#### TASK TO CARRY OUT:
Restate the whole listing word for word. Pictures are left out.

#### DATA:
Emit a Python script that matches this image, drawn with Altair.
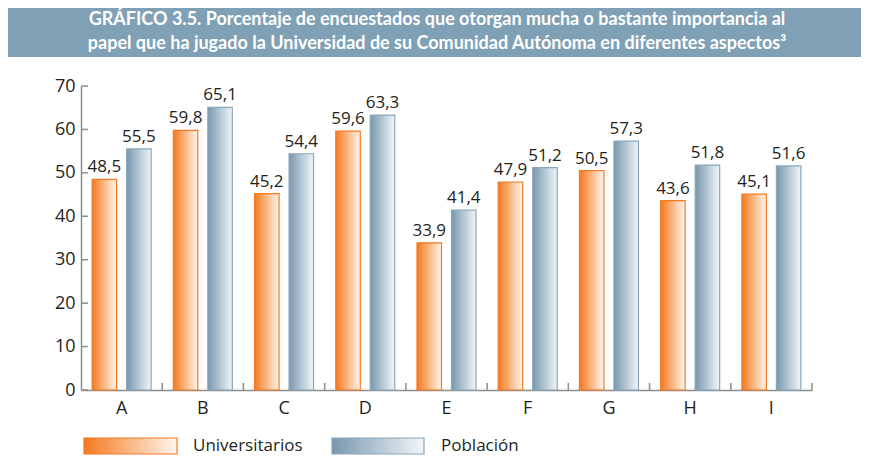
import altair as alt
import pandas as pd

# ---- data ----
categories = ["A", "B", "C", "D", "E", "F", "G", "H", "I"]
universitarios = [48.5, 59.8, 45.2, 59.6, 33.9, 47.9, 50.5, 43.6, 45.1]
poblacion = [55.5, 65.1, 54.4, 63.3, 41.4, 51.2, 57.3, 51.8, 51.6]
series = ["Universitarios", "Población"]
y_ticks = [0, 10, 20, 30, 40, 50, 60, 70]
title_lines = [
    "GRÁFICO 3.5. Porcentaje de encuestados que otorgan mucha o bastante importancia al",
    "papel que ha jugado la Universidad de su Comunidad Autónoma en diferentes aspectos³",
]

rows = []
for c, u, p in zip(categories, universitarios, poblacion):
    rows.append({"cat": c, "serie": series[0], "value": u, "label": f"{u:.1f}".replace(".", ",")})
    rows.append({"cat": c, "serie": series[1], "value": p, "label": f"{p:.1f}".replace(".", ",")})
df = pd.DataFrame(rows)
cat_df = pd.DataFrame({"cat": categories})
tick_df = pd.DataFrame({"value": y_ticks})
one = pd.DataFrame({"k": [0]})

W, H = 731, 304
TEXT = "#231f20"
AXIS = "#8c8c8c"
BANNER = "#7fa0b5"
FONT = "Open Sans"
TFONT = "Lato"

orange_grad = alt.Gradient(
    gradient="linear", x1=0, x2=1, y1=0, y2=0,
    stops=[alt.GradientStop(color="#f47920", offset=0),
           alt.GradientStop(color="#f9b27a", offset=0.45),
           alt.GradientStop(color="#fff6ef", offset=1)])
blue_grad = alt.Gradient(
    gradient="linear", x1=0, x2=1, y1=0, y2=0,
    stops=[alt.GradientStop(color="#7898ae", offset=0),
           alt.GradientStop(color="#b4c7d4", offset=0.5),
           alt.GradientStop(color="#f1f5f8", offset=1)])

xscale = alt.Scale(domain=categories, paddingInner=0, paddingOuter=0)
offscale = alt.Scale(domain=series, paddingInner=0.29, paddingOuter=0.3225)
yscale = alt.Scale(domain=[0, 70], nice=False)

xaxis = alt.Axis(title=None, labelAngle=0, ticks=False, labelFontSize=18,
                 labelFont=FONT, labelColor=TEXT, labelPadding=9,
                 domainColor=AXIS, domainWidth=1.5)
yaxis = alt.Axis(title=None, values=y_ticks, ticks=False, grid=False,
                 labelFontSize=18, labelFont=FONT, labelColor=TEXT,
                 labelPadding=6, domainColor=AXIS, domainWidth=1.5)

x_enc = alt.X("cat:N", scale=xscale, sort=categories, axis=xaxis)
y_enc = alt.Y("value:Q", scale=yscale, axis=yaxis)
off_enc = alt.XOffset("serie:N", scale=offscale, sort=series)

base = alt.Chart(df)

bars_u = base.transform_filter(alt.datum.serie == series[0]).mark_bar(
    fill=orange_grad, stroke="#f47920", strokeWidth=1.2
).encode(x=x_enc, xOffset=off_enc, y=y_enc)

bars_p = base.transform_filter(alt.datum.serie == series[1]).mark_bar(
    fill=blue_grad, stroke="#8aa6b9", strokeWidth=1.2
).encode(x=x_enc, xOffset=off_enc, y=y_enc)

labels = base.mark_text(font=FONT, fontSize=17, color=TEXT, baseline="alphabetic", dy=-7).encode(
    x=x_enc, xOffset=off_enc, y=y_enc, text="label:N")

x_ticks = alt.Chart(cat_df).mark_rule(color=AXIS, strokeWidth=1.5).encode(
    x=alt.X("cat:N", scale=xscale, sort=categories, bandPosition=1, axis=xaxis),
    y=alt.value(H - 7), y2=alt.value(H))

y_tick_marks = alt.Chart(tick_df).mark_rule(color=AXIS, strokeWidth=1.5).encode(
    y=alt.Y("value:Q", scale=yscale, axis=yaxis),
    x=alt.value(0), x2=alt.value(7))

banner = alt.Chart(one).mark_rect(color=BANNER).encode(
    x=alt.value(-73), x2=alt.value(W + 49), y=alt.value(-78), y2=alt.value(-29))

title = alt.Chart(one).mark_text(
    text=title_lines, lineHeight=24, font=TFONT, fontSize=18, fontWeight="bold",
    color="white", align="center", baseline="middle"
).encode(x=alt.value(356), y=alt.value(-66))

leg_u = alt.Chart(one).mark_rect(fill=orange_grad, stroke="#f47920", strokeWidth=1.2).encode(
    x=alt.value(3), x2=alt.value(96), y=alt.value(352), y2=alt.value(368))
leg_p = alt.Chart(one).mark_rect(fill=blue_grad, stroke="#8aa6b9", strokeWidth=1.2).encode(
    x=alt.value(251), x2=alt.value(343), y=alt.value(352), y2=alt.value(368))
leg_tu = alt.Chart(one).mark_text(text=series[0], font=FONT, fontSize=17, color=TEXT,
                                  align="left", baseline="middle").encode(
    x=alt.value(112), y=alt.value(360))
leg_tp = alt.Chart(one).mark_text(text=series[1], font=FONT, fontSize=17, color=TEXT,
                                  align="left", baseline="middle").encode(
    x=alt.value(360), y=alt.value(360))

chart = alt.layer(
    bars_u, bars_p, labels, x_ticks, y_tick_marks, banner, title,
    leg_u, leg_p, leg_tu, leg_tp
).properties(
    width=W, height=H,
    padding={"left": 73, "top": 78, "right": 49, "bottom": 74},
    autosize=alt.AutoSizeParams(type="none"),
    background="white",
).configure_view(stroke=None)

chart.save("out.html", embed_options={"renderer": "svg", "actions": False})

#### RIGHT ANSWER:
Emit a Python script that matches this image, drawn with Altair.
import altair as alt
import pandas as pd

# ---- data ----
categories = ["A", "B", "C", "D", "E", "F", "G", "H", "I"]
universitarios = [48.5, 59.8, 45.2, 59.6, 33.9, 47.9, 50.5, 43.6, 45.1]
poblacion = [55.5, 65.1, 54.4, 63.3, 41.4, 51.2, 57.3, 51.8, 51.6]
series = ["Universitarios", "Población"]
y_ticks = [0, 10, 20, 30, 40, 50, 60, 70]
title_lines = [
    "GRÁFICO 3.5. Porcentaje de encuestados que otorgan mucha o bastante importancia al",
    "papel que ha jugado la Universidad de su Comunidad Autónoma en diferentes aspectos³",
]

rows = []
for c, u, p in zip(categories, universitarios, poblacion):
    rows.append({"cat": c, "serie": series[0], "value": u, "label": f"{u:.1f}".replace(".", ",")})
    rows.append({"cat": c, "serie": series[1], "value": p, "label": f"{p:.1f}".replace(".", ",")})
df = pd.DataFrame(rows)
cat_df = pd.DataFrame({"cat": categories})
tick_df = pd.DataFrame({"value": y_ticks})
one = pd.DataFrame({"k": [0]})

W, H = 731, 304
TEXT = "#231f20"
AXIS = "#8c8c8c"
BANNER = "#7fa0b5"
FONT = "Open Sans"
TFONT = "Lato"

orange_grad = alt.Gradient(
    gradient="linear", x1=0, x2=1, y1=0, y2=0,
    stops=[alt.GradientStop(color="#f47920", offset=0),
           alt.GradientStop(color="#f9b27a", offset=0.45),
           alt.GradientStop(color="#fff6ef", offset=1)])
blue_grad = alt.Gradient(
    gradient="linear", x1=0, x2=1, y1=0, y2=0,
    stops=[alt.GradientStop(color="#7898ae", offset=0),
           alt.GradientStop(color="#b4c7d4", offset=0.5),
           alt.GradientStop(color="#f1f5f8", offset=1)])

xscale = alt.Scale(domain=categories, paddingInner=0, paddingOuter=0)
offscale = alt.Scale(domain=series, paddingInner=0.29, paddingOuter=0.3225)
yscale = alt.Scale(domain=[0, 70], nice=False)

xaxis = alt.Axis(title=None, labelAngle=0, ticks=False, labelFontSize=18,
                 labelFont=FONT, labelColor=TEXT, labelPadding=9,
                 domainColor=AXIS, domainWidth=1.5)
yaxis = alt.Axis(title=None, values=y_ticks, ticks=False, grid=False,
                 labelFontSize=18, labelFont=FONT, labelColor=TEXT,
                 labelPadding=6, domainColor=AXIS, domainWidth=1.5)

x_enc = alt.X("cat:N", scale=xscale, sort=categories, axis=xaxis)
y_enc = alt.Y("value:Q", scale=yscale, axis=yaxis)
off_enc = alt.XOffset("serie:N", scale=offscale, sort=series)

base = alt.Chart(df)

bars_u = base.transform_filter(alt.datum.serie == series[0]).mark_bar(
    fill=orange_grad, stroke="#f47920", strokeWidth=1.2
).encode(x=x_enc, xOffset=off_enc, y=y_enc)

bars_p = base.transform_filter(alt.datum.serie == series[1]).mark_bar(
    fill=blue_grad, stroke="#8aa6b9", strokeWidth=1.2
).encode(x=x_enc, xOffset=off_enc, y=y_enc)

labels = base.mark_text(font=FONT, fontSize=17, color=TEXT, baseline="alphabetic", dy=-7).encode(
    x=x_enc, xOffset=off_enc, y=y_enc, text="label:N")

x_ticks = alt.Chart(cat_df).mark_rule(color=AXIS, strokeWidth=1.5).encode(
    x=alt.X("cat:N", scale=xscale, sort=categories, bandPosition=1, axis=xaxis),
    y=alt.value(H - 7), y2=alt.value(H))

y_tick_marks = alt.Chart(tick_df).mark_rule(color=AXIS, strokeWidth=1.5).encode(
    y=alt.Y("value:Q", scale=yscale, axis=yaxis),
    x=alt.value(0), x2=alt.value(7))

banner = alt.Chart(one).mark_rect(color=BANNER).encode(
    x=alt.value(-73), x2=alt.value(W + 49), y=alt.value(-78), y2=alt.value(-29))

title = alt.Chart(one).mark_text(
    text=title_lines, lineHeight=24, font=TFONT, fontSize=18, fontWeight="bold",
    color="white", align="center", baseline="middle"
).encode(x=alt.value(356), y=alt.value(-66))

leg_u = alt.Chart(one).mark_rect(fill=orange_grad, stroke="#f47920", strokeWidth=1.2).encode(
    x=alt.value(3), x2=alt.value(96), y=alt.value(352), y2=alt.value(368))
leg_p = alt.Chart(one).mark_rect(fill=blue_grad, stroke="#8aa6b9", strokeWidth=1.2).encode(
    x=alt.value(251), x2=alt.value(343), y=alt.value(352), y2=alt.value(368))
leg_tu = alt.Chart(one).mark_text(text=series[0], font=FONT, fontSize=17, color=TEXT,
                                  align="left", baseline="middle").encode(
    x=alt.value(112), y=alt.value(360))
leg_tp = alt.Chart(one).mark_text(text=series[1], font=FONT, fontSize=17, color=TEXT,
                                  align="left", baseline="middle").encode(
    x=alt.value(360), y=alt.value(360))

chart = alt.layer(
    bars_u, bars_p, labels, x_ticks, y_tick_marks, banner, title,
    leg_u, leg_p, leg_tu, leg_tp
).properties(
    width=W, height=H,
    padding={"left": 73, "top": 78, "right": 49, "bottom": 74},
    autosize=alt.AutoSizeParams(type="none"),
    background="white",
).configure_view(stroke=None)

chart.save("out.html", embed_options={"renderer": "svg", "actions": False})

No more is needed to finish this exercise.